-- Start of TASK INPUTS --
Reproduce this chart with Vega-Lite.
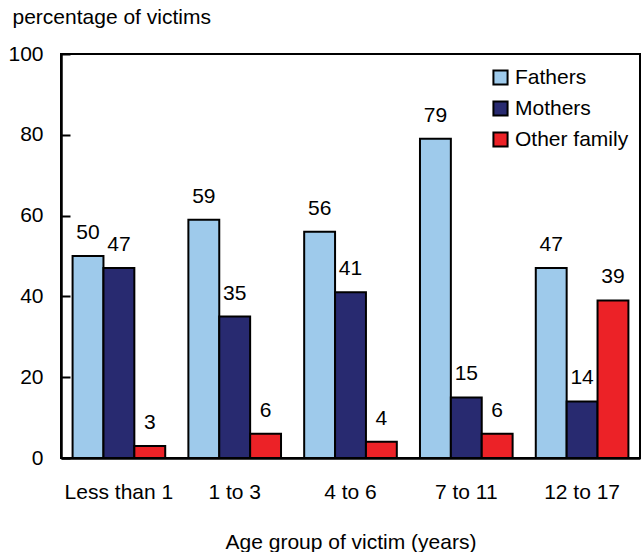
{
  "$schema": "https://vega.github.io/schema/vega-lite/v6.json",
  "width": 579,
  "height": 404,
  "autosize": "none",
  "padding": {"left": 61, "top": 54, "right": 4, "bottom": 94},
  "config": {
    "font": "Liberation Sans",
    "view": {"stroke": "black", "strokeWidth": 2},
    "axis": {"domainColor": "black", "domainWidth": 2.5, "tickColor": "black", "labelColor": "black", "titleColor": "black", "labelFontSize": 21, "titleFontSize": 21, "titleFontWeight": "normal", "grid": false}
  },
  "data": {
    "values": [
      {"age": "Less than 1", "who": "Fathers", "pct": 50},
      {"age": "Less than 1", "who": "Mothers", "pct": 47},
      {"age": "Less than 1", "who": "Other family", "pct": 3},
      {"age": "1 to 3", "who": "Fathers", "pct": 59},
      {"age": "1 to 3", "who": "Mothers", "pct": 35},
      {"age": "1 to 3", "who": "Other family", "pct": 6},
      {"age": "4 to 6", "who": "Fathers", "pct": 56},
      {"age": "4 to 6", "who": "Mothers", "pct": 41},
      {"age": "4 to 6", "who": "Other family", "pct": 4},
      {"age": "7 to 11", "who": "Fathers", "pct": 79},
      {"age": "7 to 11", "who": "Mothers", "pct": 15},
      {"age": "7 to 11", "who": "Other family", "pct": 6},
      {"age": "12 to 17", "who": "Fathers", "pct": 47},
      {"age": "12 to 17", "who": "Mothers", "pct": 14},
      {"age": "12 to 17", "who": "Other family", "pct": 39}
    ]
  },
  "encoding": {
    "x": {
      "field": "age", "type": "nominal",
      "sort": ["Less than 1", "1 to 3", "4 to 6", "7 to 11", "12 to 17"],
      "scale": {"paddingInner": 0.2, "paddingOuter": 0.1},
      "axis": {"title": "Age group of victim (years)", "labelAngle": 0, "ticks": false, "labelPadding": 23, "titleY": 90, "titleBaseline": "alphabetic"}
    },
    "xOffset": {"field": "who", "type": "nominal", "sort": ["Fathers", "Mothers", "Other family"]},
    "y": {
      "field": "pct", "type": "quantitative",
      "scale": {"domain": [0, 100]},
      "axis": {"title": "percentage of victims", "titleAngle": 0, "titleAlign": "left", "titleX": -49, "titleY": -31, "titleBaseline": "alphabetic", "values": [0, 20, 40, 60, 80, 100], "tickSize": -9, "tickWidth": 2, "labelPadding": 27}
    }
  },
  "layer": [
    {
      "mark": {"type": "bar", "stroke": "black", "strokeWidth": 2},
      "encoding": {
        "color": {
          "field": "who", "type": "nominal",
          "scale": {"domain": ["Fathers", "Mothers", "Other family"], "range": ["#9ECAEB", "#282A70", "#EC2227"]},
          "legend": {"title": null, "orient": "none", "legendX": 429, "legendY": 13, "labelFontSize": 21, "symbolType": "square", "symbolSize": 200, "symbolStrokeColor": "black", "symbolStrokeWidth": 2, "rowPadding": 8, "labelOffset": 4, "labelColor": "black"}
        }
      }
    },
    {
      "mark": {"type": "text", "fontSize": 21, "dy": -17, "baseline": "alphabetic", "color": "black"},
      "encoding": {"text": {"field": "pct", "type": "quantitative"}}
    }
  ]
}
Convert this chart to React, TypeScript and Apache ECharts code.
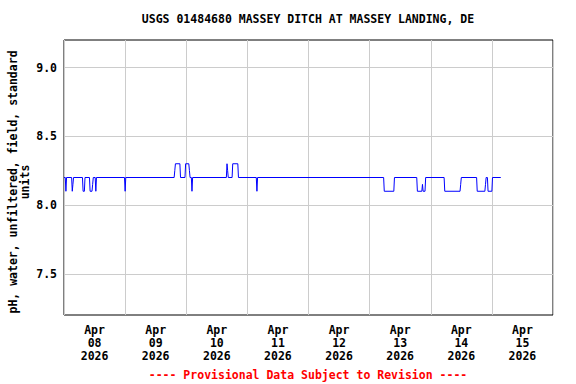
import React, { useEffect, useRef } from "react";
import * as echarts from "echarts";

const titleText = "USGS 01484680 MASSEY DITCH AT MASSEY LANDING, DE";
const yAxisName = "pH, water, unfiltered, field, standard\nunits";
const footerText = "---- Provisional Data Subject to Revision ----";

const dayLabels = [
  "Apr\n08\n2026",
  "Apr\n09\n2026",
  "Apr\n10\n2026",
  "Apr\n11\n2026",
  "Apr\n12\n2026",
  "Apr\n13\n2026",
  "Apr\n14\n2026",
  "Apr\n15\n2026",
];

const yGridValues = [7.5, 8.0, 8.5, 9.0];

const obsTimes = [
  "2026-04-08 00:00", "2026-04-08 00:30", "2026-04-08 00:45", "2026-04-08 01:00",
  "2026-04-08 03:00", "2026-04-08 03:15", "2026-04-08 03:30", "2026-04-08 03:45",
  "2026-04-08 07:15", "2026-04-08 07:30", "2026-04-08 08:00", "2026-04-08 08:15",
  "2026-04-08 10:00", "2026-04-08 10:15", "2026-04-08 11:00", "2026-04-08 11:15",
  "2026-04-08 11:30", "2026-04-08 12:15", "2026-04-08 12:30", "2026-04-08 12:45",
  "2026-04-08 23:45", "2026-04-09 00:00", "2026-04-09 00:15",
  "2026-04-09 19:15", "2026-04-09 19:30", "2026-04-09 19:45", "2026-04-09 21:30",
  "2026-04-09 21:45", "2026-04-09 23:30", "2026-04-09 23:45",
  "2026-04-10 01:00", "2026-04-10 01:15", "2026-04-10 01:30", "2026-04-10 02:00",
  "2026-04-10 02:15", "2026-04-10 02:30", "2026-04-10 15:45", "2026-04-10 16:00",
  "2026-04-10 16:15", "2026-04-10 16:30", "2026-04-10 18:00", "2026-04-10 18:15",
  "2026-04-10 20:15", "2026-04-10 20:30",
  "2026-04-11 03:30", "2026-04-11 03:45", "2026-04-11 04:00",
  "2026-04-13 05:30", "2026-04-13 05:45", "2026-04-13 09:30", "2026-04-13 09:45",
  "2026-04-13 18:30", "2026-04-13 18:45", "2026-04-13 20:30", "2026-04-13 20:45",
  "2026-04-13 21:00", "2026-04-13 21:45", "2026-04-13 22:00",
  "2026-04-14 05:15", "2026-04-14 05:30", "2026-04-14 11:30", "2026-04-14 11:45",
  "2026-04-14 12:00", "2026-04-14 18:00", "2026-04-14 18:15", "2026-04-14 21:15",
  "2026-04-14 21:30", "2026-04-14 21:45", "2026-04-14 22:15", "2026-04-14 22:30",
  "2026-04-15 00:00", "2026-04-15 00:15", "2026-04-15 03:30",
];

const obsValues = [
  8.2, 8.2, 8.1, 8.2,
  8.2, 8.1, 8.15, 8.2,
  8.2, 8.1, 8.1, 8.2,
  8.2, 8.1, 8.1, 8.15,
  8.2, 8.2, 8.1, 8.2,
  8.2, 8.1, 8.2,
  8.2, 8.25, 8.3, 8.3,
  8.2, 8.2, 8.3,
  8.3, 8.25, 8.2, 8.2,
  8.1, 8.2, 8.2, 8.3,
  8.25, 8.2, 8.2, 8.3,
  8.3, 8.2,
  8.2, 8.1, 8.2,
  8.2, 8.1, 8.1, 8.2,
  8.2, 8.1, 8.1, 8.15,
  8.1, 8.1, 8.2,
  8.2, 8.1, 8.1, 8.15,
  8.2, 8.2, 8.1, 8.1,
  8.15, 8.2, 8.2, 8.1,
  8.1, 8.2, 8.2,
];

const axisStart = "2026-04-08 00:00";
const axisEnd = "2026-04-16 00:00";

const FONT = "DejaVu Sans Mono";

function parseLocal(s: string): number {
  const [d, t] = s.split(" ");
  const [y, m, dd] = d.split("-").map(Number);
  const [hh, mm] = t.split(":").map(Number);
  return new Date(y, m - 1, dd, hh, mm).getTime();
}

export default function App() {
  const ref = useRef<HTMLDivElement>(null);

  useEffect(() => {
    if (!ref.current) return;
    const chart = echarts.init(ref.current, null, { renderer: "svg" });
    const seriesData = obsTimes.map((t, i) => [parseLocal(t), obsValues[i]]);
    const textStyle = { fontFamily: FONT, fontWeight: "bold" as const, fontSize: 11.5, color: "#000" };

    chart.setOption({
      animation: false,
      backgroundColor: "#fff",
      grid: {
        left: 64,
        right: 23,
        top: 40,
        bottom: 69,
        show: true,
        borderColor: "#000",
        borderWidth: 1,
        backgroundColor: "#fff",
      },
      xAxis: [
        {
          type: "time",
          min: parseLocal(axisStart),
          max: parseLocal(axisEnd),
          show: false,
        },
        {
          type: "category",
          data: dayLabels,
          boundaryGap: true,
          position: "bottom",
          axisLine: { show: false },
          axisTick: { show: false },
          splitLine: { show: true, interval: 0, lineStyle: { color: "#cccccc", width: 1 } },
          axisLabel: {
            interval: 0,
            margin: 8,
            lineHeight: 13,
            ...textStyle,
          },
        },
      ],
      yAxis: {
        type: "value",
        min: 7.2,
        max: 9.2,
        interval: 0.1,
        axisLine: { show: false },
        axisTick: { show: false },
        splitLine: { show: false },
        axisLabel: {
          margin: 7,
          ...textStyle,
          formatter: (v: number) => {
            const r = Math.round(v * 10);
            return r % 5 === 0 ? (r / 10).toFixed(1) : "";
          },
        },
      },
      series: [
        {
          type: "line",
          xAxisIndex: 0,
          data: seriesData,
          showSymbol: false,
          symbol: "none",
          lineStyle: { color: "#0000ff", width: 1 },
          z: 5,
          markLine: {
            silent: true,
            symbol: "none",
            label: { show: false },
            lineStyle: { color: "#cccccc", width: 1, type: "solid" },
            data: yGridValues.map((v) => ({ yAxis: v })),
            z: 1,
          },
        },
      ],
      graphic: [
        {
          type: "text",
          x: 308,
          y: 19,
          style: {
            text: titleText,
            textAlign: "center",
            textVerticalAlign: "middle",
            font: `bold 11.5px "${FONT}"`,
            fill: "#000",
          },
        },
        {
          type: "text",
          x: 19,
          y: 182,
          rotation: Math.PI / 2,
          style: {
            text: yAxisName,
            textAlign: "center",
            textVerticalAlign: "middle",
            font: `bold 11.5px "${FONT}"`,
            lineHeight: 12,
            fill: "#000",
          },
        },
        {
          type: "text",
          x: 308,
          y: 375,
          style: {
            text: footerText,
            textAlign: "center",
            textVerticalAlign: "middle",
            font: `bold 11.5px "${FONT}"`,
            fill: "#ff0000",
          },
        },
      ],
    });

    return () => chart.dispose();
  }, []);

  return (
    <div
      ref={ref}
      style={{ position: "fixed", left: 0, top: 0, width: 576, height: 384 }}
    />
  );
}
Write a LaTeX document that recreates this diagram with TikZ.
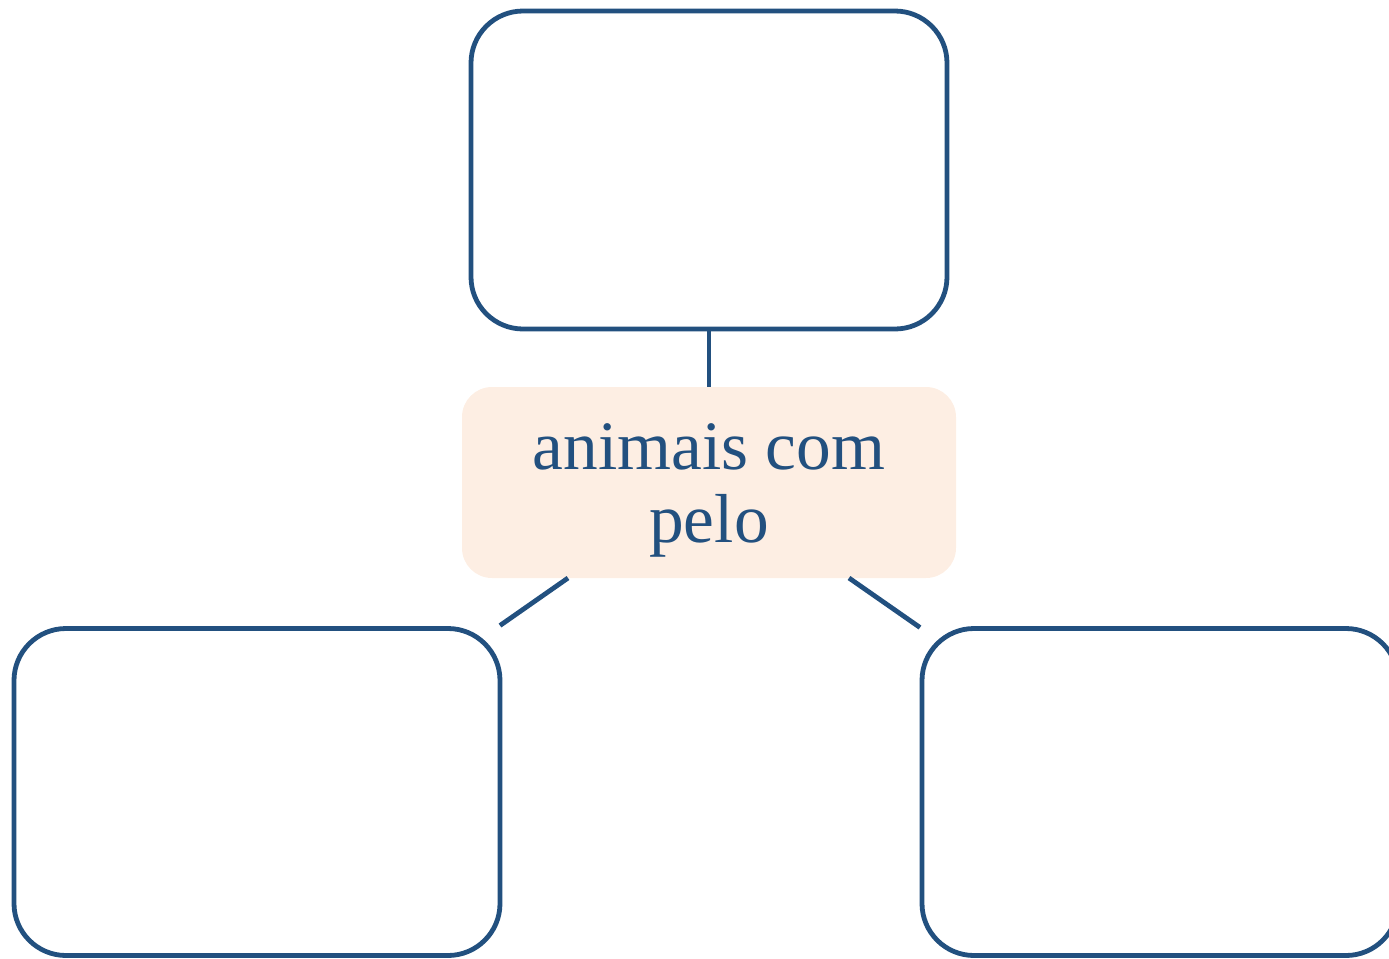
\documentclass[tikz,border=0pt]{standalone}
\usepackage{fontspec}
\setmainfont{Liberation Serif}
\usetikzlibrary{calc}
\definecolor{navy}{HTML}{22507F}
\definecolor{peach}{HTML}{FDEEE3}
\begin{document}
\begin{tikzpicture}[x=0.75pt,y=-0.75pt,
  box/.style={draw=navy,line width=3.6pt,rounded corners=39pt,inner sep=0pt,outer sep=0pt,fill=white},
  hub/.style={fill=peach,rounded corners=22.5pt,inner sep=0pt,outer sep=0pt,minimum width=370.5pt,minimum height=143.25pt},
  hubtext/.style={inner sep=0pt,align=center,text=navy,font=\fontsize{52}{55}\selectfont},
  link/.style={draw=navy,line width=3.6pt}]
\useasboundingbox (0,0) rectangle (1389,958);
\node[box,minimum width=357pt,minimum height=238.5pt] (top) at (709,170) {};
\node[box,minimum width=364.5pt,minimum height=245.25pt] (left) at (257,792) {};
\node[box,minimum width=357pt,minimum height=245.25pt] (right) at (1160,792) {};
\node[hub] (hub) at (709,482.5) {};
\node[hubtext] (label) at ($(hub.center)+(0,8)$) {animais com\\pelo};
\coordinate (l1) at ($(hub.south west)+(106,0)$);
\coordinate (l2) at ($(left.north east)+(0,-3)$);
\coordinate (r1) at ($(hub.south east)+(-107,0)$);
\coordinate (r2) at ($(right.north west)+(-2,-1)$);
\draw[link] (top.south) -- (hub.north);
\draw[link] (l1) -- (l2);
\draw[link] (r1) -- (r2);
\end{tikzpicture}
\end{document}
-- End of TASK INPUTS --
**GOAL**
In the listing above, find the line containing "Convert this chart" and the line containing "const yGridValues = [7.5, 8.0, 8.5, 9.0];", then output those two lines and everything between them exactly as written, without the images.

**COMPLETED TASK**
Convert this chart to React, TypeScript and Apache ECharts code.
import React, { useEffect, useRef } from "react";
import * as echarts from "echarts";

const titleText = "USGS 01484680 MASSEY DITCH AT MASSEY LANDING, DE";
const yAxisName = "pH, water, unfiltered, field, standard\nunits";
const footerText = "---- Provisional Data Subject to Revision ----";

const dayLabels = [
  "Apr\n08\n2026",
  "Apr\n09\n2026",
  "Apr\n10\n2026",
  "Apr\n11\n2026",
  "Apr\n12\n2026",
  "Apr\n13\n2026",
  "Apr\n14\n2026",
  "Apr\n15\n2026",
];

const yGridValues = [7.5, 8.0, 8.5, 9.0];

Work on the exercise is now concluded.